**** Data section ****
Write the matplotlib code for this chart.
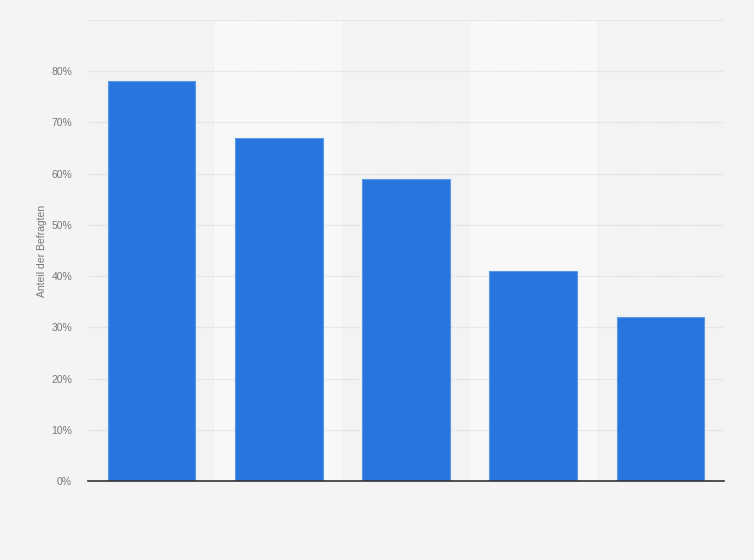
import numpy as np
import matplotlib
matplotlib.use("Agg")
from matplotlib import pyplot as plt
from matplotlib.ticker import FuncFormatter

plt.rcParams["font.family"] = ["Liberation Sans", "DejaVu Sans"]

# values (percent of respondents)
categories = ["A", "B", "C", "D", "E"]
shares = [78, 67, 59, 41, 32]
y_ticks = [0, 10, 20, 30, 40, 50, 60, 70, 80, 90]

fig = plt.figure(figsize=(7.54, 5.6), dpi=100, facecolor="#f4f4f4")
ax = fig.add_axes([88 / 754, 1 - 481 / 560, 636 / 754, 461 / 560])
ax.set_facecolor("#f3f3f3")

x = np.arange(len(categories))
# alternating column bands
for i in x:
    if i % 2 == 1:
        ax.axvspan(i - 0.5, i + 0.5, color="#f8f8f8", zorder=0, lw=0)

ax.bar(x, shares, width=0.69, color="#2876dd", edgecolor="#5b98ea",
       linewidth=0.8, zorder=3)

ax.set_xlim(-0.5, len(categories) - 0.5)
ax.set_ylim(0, 90)
ax.set_yticks(y_ticks)
ax.yaxis.set_major_formatter(
    FuncFormatter(lambda v, p: "" if v == 90 else f"{v:.0f}%"))
ax.grid(axis="y", color="#dadada", linestyle=(0, (1, 1)), linewidth=0.9, zorder=1)
ax.set_xticks([])
ax.tick_params(axis="y", length=0, pad=11.5, labelsize=7.5, labelcolor="#777777")

for side in ["top", "right", "left"]:
    ax.spines[side].set_visible(False)
ax.spines["bottom"].set_color("#333333")
ax.spines["bottom"].set_linewidth(1.2)
ax.spines["bottom"].set_zorder(4)

ax.set_ylabel("Anteil der Befragten", fontsize=7.5, color="#777777", labelpad=3)

plt.savefig("out.png", dpi=100, facecolor=fig.get_facecolor())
****
● **To be done**
Determine how many lines include the word "matplotlib" and report that number by itself.

● **Task response**
5